Virgilio “Bong” has sixteen years of professional experience in IT industry from academe, technical and customer support, pre-sales, post sales, project management, training and enablement. He has worked in Cisco Technical Assistance Center (TAC) as a member of the WAN and LAN Switching team. Bong now works for Tech Data as the Field Solutions Architect with a focus on Cisco Security and holds a few Cisco certifications including Fire Jumper Elite.
John is our CTO and the practice lead for a talented team of consultants focused on designing and delivering scalable and secure infrastructure solutions to customers across multiple industry verticals and technologies. Previously he has held several positions including Executive Director/Chief Architect for Global Network Services at JPMorgan Chase. In that capacity, he led a team managing network architecture and services. Prior to his role at JPMorgan Chase, John was a Distinguished Engineer at Cisco working across a number of verticals including Higher Education, Finance, Retail, Government, and Health Care.

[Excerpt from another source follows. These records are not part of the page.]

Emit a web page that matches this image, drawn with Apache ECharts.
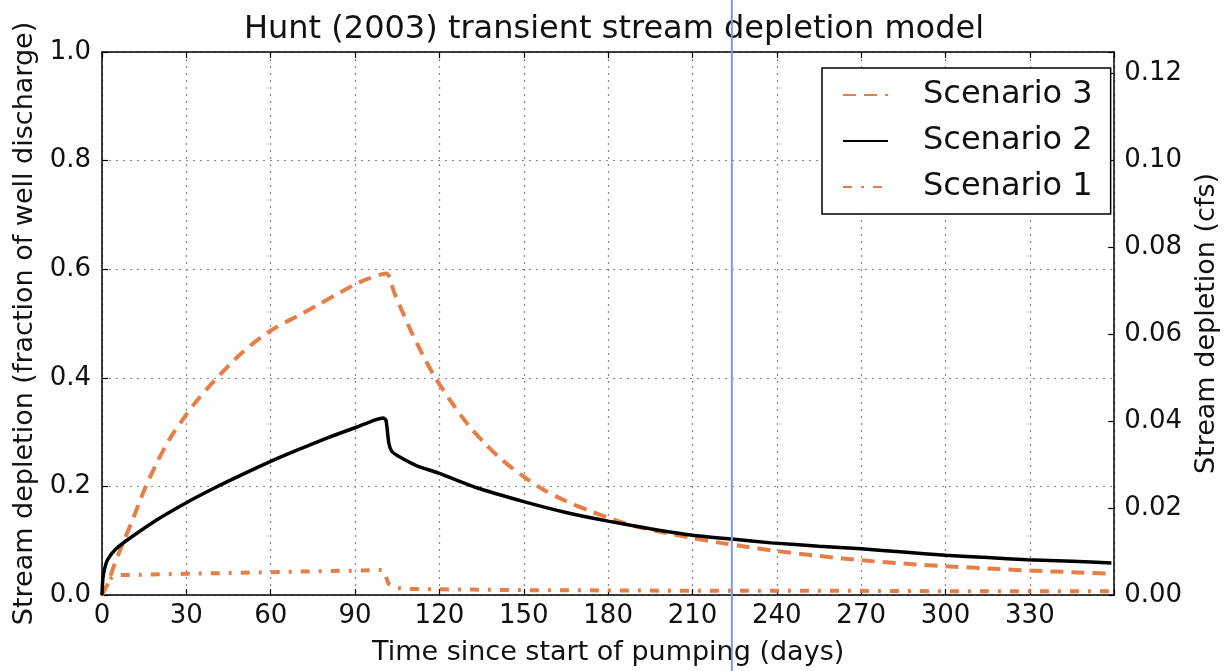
<!DOCTYPE html>
<html>
<head>
<meta charset="utf-8">
<script src="https://cdn.jsdelivr.net/npm/echarts@6/dist/echarts.min.js"></script>
<style>
html,body{margin:0;padding:0;background:#fff;}
#chart{width:1228px;height:671px;}
</style>
</head>
<body>
<div id="chart"></div>
<script>
// ---- Data ----
const titleText = 'Hunt (2003) transient stream depletion model';
const xTicks = [0, 30, 60, 90, 120, 150, 180, 210, 240, 270, 300, 330];
const leftTicks = [0.0, 0.2, 0.4, 0.6, 0.8, 1.0];
const rightTicks = [0.00, 0.02, 0.04, 0.06, 0.08, 0.10, 0.12];
const xMax = 360;
const rightMax = 0.125;
const markerDay = 224;

const scenario3Days = [0, 1, 2, 4, 7, 11, 15, 19, 24, 29, 33, 40, 50, 60, 70, 76, 85, 90, 95, 101, 104, 107, 110, 114, 118, 124, 130, 136, 142, 150, 157, 165, 174, 182, 190, 201, 210, 220, 229, 240, 255, 270, 285, 300, 315, 330, 345, 359];
const scenario3Values = [0, 0.01, 0.02, 0.05, 0.09, 0.14, 0.193, 0.238, 0.287, 0.325, 0.353, 0.395, 0.447, 0.487, 0.515, 0.532, 0.558, 0.572, 0.583, 0.592, 0.556, 0.52, 0.485, 0.443, 0.405, 0.357, 0.315, 0.28, 0.25, 0.218, 0.194, 0.173, 0.154, 0.139, 0.126, 0.114, 0.105, 0.096, 0.089, 0.081, 0.072, 0.064, 0.058, 0.053, 0.049, 0.045, 0.042, 0.039];

const scenario2Days = [0, 0.3, 1, 2, 5, 10, 20, 30, 40, 50, 60, 70, 80, 90, 100, 101, 102, 103, 105, 112, 120, 133, 150, 165, 180, 195, 210, 224, 238, 255, 270, 285, 300, 315, 329, 345, 359];
const scenario2Values = [0, 0.03, 0.05, 0.065, 0.085, 0.105, 0.14, 0.17, 0.197, 0.222, 0.246, 0.268, 0.289, 0.308, 0.326, 0.322, 0.28, 0.265, 0.257, 0.238, 0.224, 0.198, 0.172, 0.152, 0.136, 0.122, 0.11, 0.103, 0.096, 0.09, 0.085, 0.079, 0.073, 0.069, 0.065, 0.062, 0.059];

const scenario1Days = [0, 1, 3, 5, 10, 30, 60, 90, 100, 102, 104, 110, 150, 200, 250, 300, 359];
const scenario1Values = [0, 0.015, 0.03, 0.037, 0.037, 0.039, 0.042, 0.045, 0.046, 0.02, 0.013, 0.011, 0.009, 0.008, 0.008, 0.007, 0.007];

const zip = (a, b) => a.map((d, i) => [d, b[i]]);

const FONT = 'DejaVu Sans';
const ORANGE = '#e67e47';
const chart = echarts.init(document.getElementById('chart'), null, {renderer: 'canvas'});

const frameLine = {show: true, onZero: false, lineStyle: {color: '#000', width: 1.5}};
const tickStyle = {show: true, inside: true, length: 6, lineStyle: {color: '#000', width: 1.2}};
const gridLine = {show: true, lineStyle: {color: '#888', type: [2, 5], width: 1.2}};

const option = {
  animation: false,
  backgroundColor: '#fff',
  textStyle: {fontFamily: FONT},
  title: {
    text: titleText,
    left: 'center',
    top: 9,
    textStyle: {fontFamily: FONT, fontSize: 32, fontWeight: 'normal', color: '#111'}
  },
  grid: {left: 102, right: 103, top: 52, bottom: 74, containLabel: false},
  legend: {
    data: ['Scenario 3', 'Scenario 2', 'Scenario 1'],
    orient: 'vertical',
    left: 822,
    top: 68,
    padding: [11, 18, 11, 20],
    itemGap: 14,
    itemWidth: 45,
    itemHeight: 14,
    borderColor: '#000',
    borderWidth: 1.5,
    borderRadius: 0,
    backgroundColor: '#fff',
    itemStyle: {opacity: 0},
    textStyle: {fontFamily: FONT, fontSize: 32, color: '#111', padding: [0, 0, 0, 30]}
  },
  xAxis: [{
    type: 'value',
    min: 0, max: xMax, interval: 30,
    position: 'bottom',
    name: 'Time since start of pumping (days)',
    nameLocation: 'middle',
    nameGap: 44,
    nameTextStyle: {fontFamily: FONT, fontSize: 27, color: '#111'},
    axisLine: frameLine,
    axisTick: tickStyle,
    axisLabel: {
      fontFamily: FONT, fontSize: 26, color: '#111', margin: 8,
      formatter: v => xTicks.indexOf(v) >= 0 ? String(v) : ''
    },
    splitLine: gridLine
  }, {
    type: 'value',
    min: 0, max: xMax, interval: 30,
    position: 'top',
    axisLine: frameLine,
    axisTick: tickStyle,
    axisLabel: {show: false},
    splitLine: {show: false}
  }],
  yAxis: [{
    type: 'value',
    min: 0, max: 1, interval: 0.2,
    position: 'left',
    name: 'Stream depletion (fraction of well discharge)',
    nameLocation: 'middle',
    nameGap: 60,
    nameTextStyle: {fontFamily: FONT, fontSize: 27, color: '#111'},
    axisLine: frameLine,
    axisTick: tickStyle,
    axisLabel: {
      fontFamily: FONT, fontSize: 26, color: '#111', margin: 11,
      formatter: v => leftTicks.some(t => Math.abs(t - v) < 1e-9) ? v.toFixed(1) : ''
    },
    splitLine: gridLine
  }, {
    type: 'value',
    min: 0, max: rightMax, interval: 0.02,
    position: 'right',
    name: 'Stream depletion (cfs)',
    nameLocation: 'middle',
    nameGap: 75,
    nameRotate: 90,
    nameTextStyle: {fontFamily: FONT, fontSize: 27, color: '#111'},
    axisLine: frameLine,
    axisTick: tickStyle,
    axisLabel: {
      fontFamily: FONT, fontSize: 26, color: '#111', margin: 10,
      formatter: v => rightTicks.some(t => Math.abs(t - v) < 1e-9) ? v.toFixed(2) : ''
    },
    splitLine: {show: false}
  }],
  series: [{
    name: 'Scenario 3',
    type: 'line',
    xAxisIndex: 0, yAxisIndex: 0,
    data: zip(scenario3Days, scenario3Values),
    symbol: 'none',
    smooth: 0.3,
    lineStyle: {color: ORANGE, width: 4, type: [13, 8]},
    itemStyle: {color: ORANGE},
    z: 3
  }, {
    name: 'Scenario 2',
    type: 'line',
    xAxisIndex: 0, yAxisIndex: 0,
    data: zip(scenario2Days, scenario2Values),
    symbol: 'none',
    smooth: 0.2,
    lineStyle: {color: '#000', width: 3.5, type: 'solid'},
    itemStyle: {color: '#000'},
    z: 4
  }, {
    name: 'Scenario 1',
    type: 'line',
    xAxisIndex: 0, yAxisIndex: 0,
    data: zip(scenario1Days, scenario1Values),
    symbol: 'none',
    lineStyle: {color: ORANGE, width: 4, type: [9, 9, 3, 9]},
    itemStyle: {color: ORANGE},
    z: 3
  }]
};

chart.setOption(option);

// thin vertical blue marker spanning the whole picture, placed through the x scale
const mx = chart.convertToPixel({xAxisIndex: 0}, markerDay);
chart.setOption({
  graphic: [{
    type: 'line',
    shape: {x1: mx, y1: 0, x2: mx, y2: 671},
    style: {stroke: '#7b96f0', lineWidth: 2},
    z: 100
  }]
});
</script>
</body>
</html>
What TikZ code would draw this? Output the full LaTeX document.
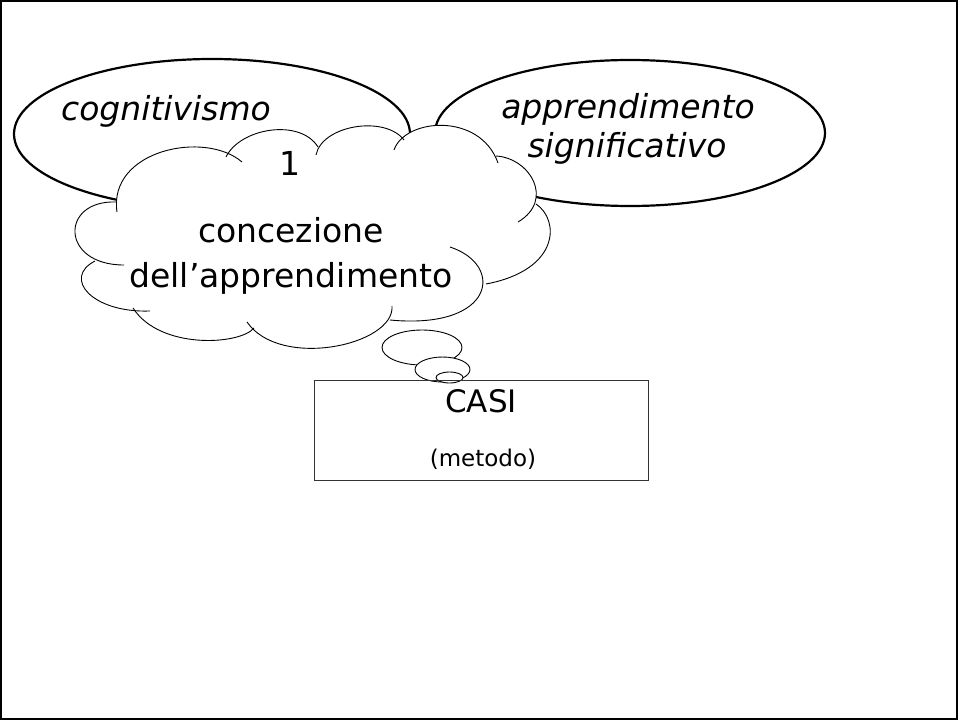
\documentclass[tikz,border=0pt]{standalone}
\usepackage{fontspec}
\setmainfont{DejaVu Sans}
\usetikzlibrary{shapes.geometric}
\begin{document}
\begin{tikzpicture}[x=1pt,y=-1pt,
  oval/.style={ellipse, draw=black, line width=2.2pt, inner sep=0pt},
  thought/.style={ellipse, draw=black, line width=0.9pt, fill=white, inner sep=0pt},
  cloudline/.style={draw=black, line width=0.9pt, line join=round},
  bigtext/.style={font=\fontsize{33}{39}\selectfont, inner sep=0pt, anchor=base},
  slanted/.style={font=\fontsize{33}{39}\selectfont\itshape, inner sep=0pt, anchor=base},
  casebox/.style={draw=black!80, line width=1pt, inner sep=0pt}]

\useasboundingbox (0,0) rectangle (958,720);
\draw[line width=2pt] (1,1) rectangle (957,719);

% the two theory ovals behind the cloud
\node[oval, minimum width=396pt, minimum height=150pt] (cog) at (212,134) {};
\node[oval, minimum width=390pt, minimum height=146pt] (sig) at (630,133) {};

% cloud puffs: start / control / control / end
\def\puffs{117/212/108/150/205/130/242/162,
  226/157/240/128/300/118/318/147,
  316/155/322/125/385/115/404/140,
  394/150/405/118/480/112/498/163,
  496/156/530/158/555/200/518/222,
  536/204/560/220/560/270/486/284,
  450/247/505/265/495/330/390/320,
  392/306/395/345/280/370/247/322,
  254/328/240/345/160/350/133/308,
  150/311/92/313/62/278/95/261,
  124/265/60/265/60/200/116/202}

% white body of the cloud
\fill[white] (115,204) -- (228,156) -- (318,148) -- (400,145) -- (497,156)
  -- (537,205) -- (487,283) -- (390,318) -- (254,330) -- (135,310) -- (93,262) -- cycle;
\foreach \sx/\sy/\ax/\ay/\bx/\by/\ex/\ey in \puffs
  \fill[white] (\sx,\sy) .. controls (\ax,\ay) and (\bx,\by) .. (\ex,\ey) -- cycle;
% outline of the puffs
\foreach \sx/\sy/\ax/\ay/\bx/\by/\ex/\ey in \puffs
  \draw[cloudline] (\sx,\sy) .. controls (\ax,\ay) and (\bx,\by) .. (\ex,\ey);

% trailing thought bubbles
\node[thought, minimum width=80pt, minimum height=35pt] (b1) at (422,347.5) {};
\node[thought, minimum width=55pt, minimum height=25pt] (b2) at (442.5,369.5) {};
\node[thought, minimum width=27pt, minimum height=11pt] (b3) at (449.5,377.5) {};

% method box
\node[casebox, minimum width=334pt, minimum height=100pt] (casi) at (481,430) {};

% texts
\node[slanted] (tcog) at (166,120) {cognitivismo};
\node[slanted] (tsig1) at (628,118) {apprendimento};
\node[slanted] (tsig2) at (627,157) {significativo};
\node[bigtext] (tnum) at (290,175) {1};
\node[bigtext] (tcon1) at (291,242) {concezione};
\node[bigtext] (tcon2) at (291,287) {dell’apprendimento};
\node[bigtext, font=\fontsize{31}{36}\selectfont] (tcasi) at (481,412) {CASI};
\node[bigtext, font=\fontsize{23}{27}\selectfont] (tmet) at (483,466) {(metodo)};
\end{tikzpicture}
\end{document}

He is an expert in working with groups to identify business needs, and align technology strategies to enable business strategies, building in agility and scalability to allow for future changes. John is experienced in the architecture and design of highly available, secure, network infrastructure and data centers, and has worked on projects worldwide. He has worked in both the business and regulatory environments for the design and deployment of complex IT infrastructures.